━━━ SOURCE MATERIAL ━━━

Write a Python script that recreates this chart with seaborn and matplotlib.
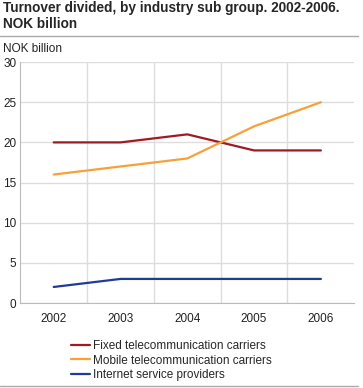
import pandas as pd
import matplotlib.pyplot as plt
import seaborn as sns

years = ["2002", "2003", "2004", "2005", "2006"]
fixed = [20, 20, 21, 19, 19]
mobile = [16, 17, 18, 22, 25]
internet = [2, 3, 3, 3, 3]
series_names = ["Fixed telecommunication carriers",
                "Mobile telecommunication carriers",
                "Internet service providers"]

rows = []
for name, vals in zip(series_names, [fixed, mobile, internet]):
    for i, v in enumerate(vals):
        rows.append({"pos": i, "year": years[i], "value": v, "series": name})
df = pd.DataFrame(rows)

sns.set_style("white")
plt.rcParams['font.family'] = ['Liberation Sans', 'DejaVu Sans']

fig = plt.figure(figsize=(3.63, 3.88), dpi=100)
ax = fig.add_axes([0.056, 0.219, 0.92, 0.621])

palette = {"Fixed telecommunication carriers": "#9e1b22",
           "Mobile telecommunication carriers": "#f7a03a",
           "Internet service providers": "#1f3b94"}
sns.lineplot(data=df, x="pos", y="value", hue="series", palette=palette,
             linewidth=1.6, ax=ax)

ax.set_xlim(-0.5, 4.5)
ax.set_ylim(0, 30)
ax.set_xticks(range(5))
ax.set_xticklabels(years)
ax.set_xticks([0.5, 1.5, 2.5, 3.5], minor=True)
ax.set_yticks(range(0, 31, 5))
ax.grid(axis="y", color="#dddddd", linewidth=1)
ax.grid(axis="x", which="minor", color="#dddddd", linewidth=1)
ax.grid(axis="x", which="major", visible=False)
ax.set_axisbelow(True)
ax.tick_params(axis="both", which="both", length=0, labelsize=8.5, colors="#222222", pad=7)
ax.tick_params(axis="y", pad=3)
for s in ["top", "right"]:
    ax.spines[s].set_visible(False)
for s in ["left", "bottom"]:
    ax.spines[s].set_color("#bbbbbb")
ax.set_xlabel("")
ax.set_ylabel("")

leg = ax.legend(loc="upper left", bbox_to_anchor=(0.12, -0.11), frameon=False,
                fontsize=8.5, handlelength=1.6, handletextpad=0.3, labelspacing=0.2)

fig.text(0.008, 0.997, "Turnover divided, by industry sub group. 2002-2006.\nNOK billion",
         fontsize=9.8, fontweight="bold", va="top", ha="left", linespacing=1.2)
fig.add_artist(plt.Line2D([0, 0.985], [0.907, 0.907], color="#aaaaaa", linewidth=1))
fig.add_artist(plt.Line2D([0, 0.985], [0.004, 0.004], color="#aaaaaa", linewidth=1))
fig.text(0.008, 0.888, "NOK billion", fontsize=8.5, va="top", ha="left", color="#222222")

fig.savefig("out.png", dpi=100)
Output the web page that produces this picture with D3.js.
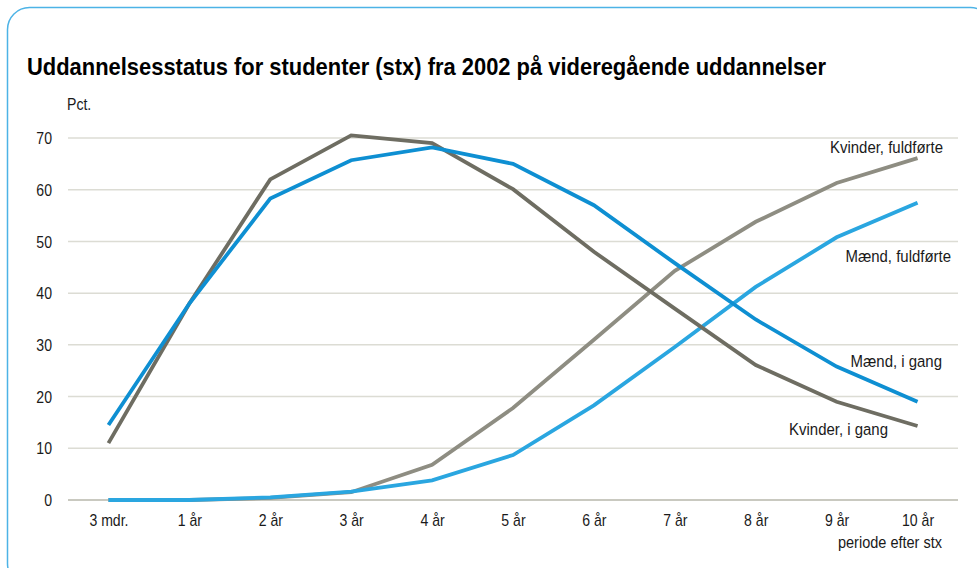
<!DOCTYPE html>
<html>
<head>
<meta charset="utf-8">
<script src="https://cdn.jsdelivr.net/npm/d3@7"></script>
<style>
    body { margin: 0; background: #fff; }
    svg text { font-family: "Liberation Sans Narrow", "Arial Narrow", "Liberation Sans", Arial, sans-serif; fill: #1a1a1a; }
</style>
</head>
<body>
<svg id="chart" width="977" height="568"></svg>
<script>
// data
let periods = ["3 mdr.", "1 år", "2 år", "3 år", "4 år", "5 år", "6 år", "7 år", "8 år", "9 år", "10 år"];
let maendIGang = [14.5, 38, 58.3, 65.7, 68.2, 65, 57, 45.8, 34.9, 25.8, 19];
let kvinderIGang = [11, 38, 62, 70.5, 69, 60.1, 48, 37, 26.1, 19, 14.3];
let kvinderFuldfoerte = [0, 0, 0.4, 1.5, 6.8, 17.8, 31, 44.3, 53.8, 61.3, 66.1];
let maendFuldfoerte = [0, 0, 0.5, 1.6, 3.8, 8.7, 18.3, 29.6, 41.2, 50.8, 57.5];
let yTicks = [0, 10, 20, 30, 40, 50, 60, 70];

let series = [
    {name: "Kvinder, fuldførte", values: kvinderFuldfoerte, color: "#8e8d82", lx: 943, ly: 153},
    {name: "Mænd, fuldførte", values: maendFuldfoerte, color: "#2aa6e0", lx: 951, ly: 262},
    {name: "Kvinder, i gang", values: kvinderIGang, color: "#6e6d62", lx: 888, ly: 435},
    {name: "Mænd, i gang", values: maendIGang, color: "#0e8fd2", lx: 942, ly: 367}
];

// narrow text: squeeze horizontally since no condensed font is installed
let squeeze = 0.88;

let svg = d3.select("#chart");

// frame with rounded corners
svg.append("rect")
    .attr("x", 7.5).attr("y", 7.5)
    .attr("width", 985).attr("height", 578)
    .attr("rx", 22)
    .attr("fill", "none")
    .attr("stroke", "#4db3e6")
    .attr("stroke-width", 1.5);

svg.append("text")
    .attr("x", 27).attr("y", 75)
    .attr("textLength", 799)
    .attr("lengthAdjust", "spacingAndGlyphs")
    .style("font-size", "24px")
    .style("font-weight", "bold")
    .style("fill", "#000")
    .text("Uddannelsesstatus for studenter (stx) fra 2002 på videregående uddannelser");

svg.append("text")
    .attr("transform", "translate(67,110) scale(" + squeeze + ",1)")
    .style("font-size", "16px")
    .text("Pct.");

let left = 68, right = 958;
let x = d3.scalePoint().domain(periods).range([left, right]).padding(0.5);
let y = d3.scaleLinear().domain([0, 70]).range([500, 138]);

// gridlines
svg.append("g").selectAll("line")
    .data(yTicks)
    .enter().append("line")
    .attr("x1", left).attr("x2", right)
    .attr("y1", d => y(d)).attr("y2", d => y(d))
    .attr("stroke", d => d === 0 ? "#c9c9c0" : "#dcdcd4")
    .attr("stroke-width", d => d === 0 ? 2 : 1.5);

let yAxis = d3.axisLeft(y).tickValues(yTicks).tickSize(0).tickPadding(0);
svg.append("g")
    .attr("transform", "translate(52,0)")
    .call(yAxis)
    .call(g => g.select(".domain").remove())
    .selectAll("text")
    .style("font-size", "16px")
    .attr("dy", "0.35em")
    .attr("transform", "scale(" + squeeze + ",1)");

let xAxis = d3.axisBottom(x).tickSize(0).tickPadding(0);
svg.append("g")
    .attr("transform", "translate(0,515)")
    .call(xAxis)
    .call(g => g.select(".domain").remove())
    .selectAll("text")
    .style("font-size", "16px")
    .attr("dy", "0.71em")
    .attr("transform", "scale(" + squeeze + ",1)");

svg.append("text")
    .attr("transform", "translate(942,548) scale(" + squeeze + ",1)")
    .attr("text-anchor", "end")
    .style("font-size", "16.5px")
    .text("periode efter stx");

let line = d3.line()
    .x((d, i) => x(periods[i]))
    .y(d => y(d));

svg.append("g").selectAll("path")
    .data(series)
    .enter().append("path")
    .attr("d", d => line(d.values))
    .attr("fill", "none")
    .attr("stroke", d => d.color)
    .attr("stroke-width", 3.8)
    .attr("stroke-linejoin", "miter");

svg.append("g").selectAll("text")
    .data(series)
    .enter().append("text")
    .attr("transform", d => "translate(" + d.lx + "," + d.ly + ") scale(" + squeeze + ",1)")
    .attr("text-anchor", "end")
    .style("font-size", "17px")
    .text(d => d.name);
</script>
</body>
</html>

━━━

__STATED PROBLEM__
Give again, please, precisely the lines that begin the records and run through the line with "handlelength=1.6, handletextpad=0.3, labelspacing=0.2)" in it, keeping both end lines and dropping any pictures.

__OUTPUT OF THE TASK__
Write a Python script that recreates this chart with seaborn and matplotlib.
import pandas as pd
import matplotlib.pyplot as plt
import seaborn as sns

years = ["2002", "2003", "2004", "2005", "2006"]
fixed = [20, 20, 21, 19, 19]
mobile = [16, 17, 18, 22, 25]
internet = [2, 3, 3, 3, 3]
series_names = ["Fixed telecommunication carriers",
                "Mobile telecommunication carriers",
                "Internet service providers"]

rows = []
for name, vals in zip(series_names, [fixed, mobile, internet]):
    for i, v in enumerate(vals):
        rows.append({"pos": i, "year": years[i], "value": v, "series": name})
df = pd.DataFrame(rows)

sns.set_style("white")
plt.rcParams['font.family'] = ['Liberation Sans', 'DejaVu Sans']

fig = plt.figure(figsize=(3.63, 3.88), dpi=100)
ax = fig.add_axes([0.056, 0.219, 0.92, 0.621])

palette = {"Fixed telecommunication carriers": "#9e1b22",
           "Mobile telecommunication carriers": "#f7a03a",
           "Internet service providers": "#1f3b94"}
sns.lineplot(data=df, x="pos", y="value", hue="series", palette=palette,
             linewidth=1.6, ax=ax)

ax.set_xlim(-0.5, 4.5)
ax.set_ylim(0, 30)
ax.set_xticks(range(5))
ax.set_xticklabels(years)
ax.set_xticks([0.5, 1.5, 2.5, 3.5], minor=True)
ax.set_yticks(range(0, 31, 5))
ax.grid(axis="y", color="#dddddd", linewidth=1)
ax.grid(axis="x", which="minor", color="#dddddd", linewidth=1)
ax.grid(axis="x", which="major", visible=False)
ax.set_axisbelow(True)
ax.tick_params(axis="both", which="both", length=0, labelsize=8.5, colors="#222222", pad=7)
ax.tick_params(axis="y", pad=3)
for s in ["top", "right"]:
    ax.spines[s].set_visible(False)
for s in ["left", "bottom"]:
    ax.spines[s].set_color("#bbbbbb")
ax.set_xlabel("")
ax.set_ylabel("")

leg = ax.legend(loc="upper left", bbox_to_anchor=(0.12, -0.11), frameon=False,
                fontsize=8.5, handlelength=1.6, handletextpad=0.3, labelspacing=0.2)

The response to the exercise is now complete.